Hosea 2.6-7 reveals this curse of enmity as an ongoing work of the Lord. Speaking of His adulterous people, Israel, He says:
"Therefore I will hedge up her way with thorns,
and I will build a wall against her,
so that she cannot find her paths.
She shall pursue her lovers
but not overtake them,
and she shall seek them
but shall not find them.
Then she shall say,
‘I will go and return to my first husband,
for it was better for me then than now.’"
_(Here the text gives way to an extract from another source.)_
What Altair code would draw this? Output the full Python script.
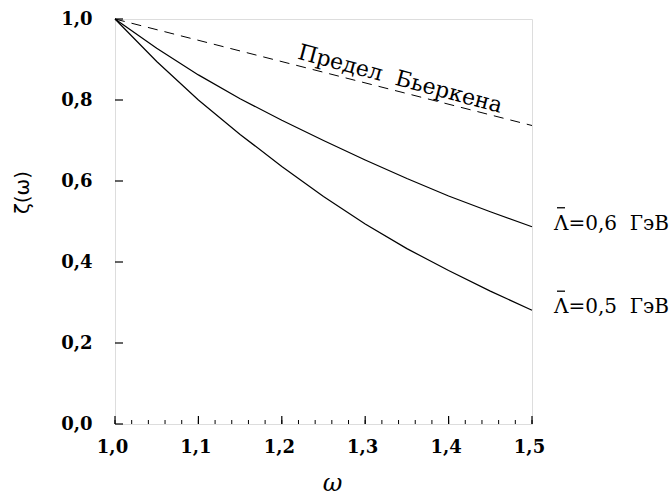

God keeps our wrong lovers from fulfilling us, that we might return to Him. The curse of enmity between Satan and sin and our hearts is an incredible blessing. It means that the alcoholic hates his drink, the glutton hates his food, the sex addict hates that which leaves him feeling empty. Our loves, by grace, begin to feel like enemies. And this is a blessing, so great a blessing, because it leaves us desperate for a true ally, a true love that will satisfy us. It makes us thirst and hunger and long for something truly fulfilling, something we have long ago forgotten, but something that still seems perilously near to us- relationship with the Lord. While this curse of enmity is not in itself sufficient to birth in us the love of Christ, it is often the plow that breaks up the hard soil of our hearts to receive His Word of repentance.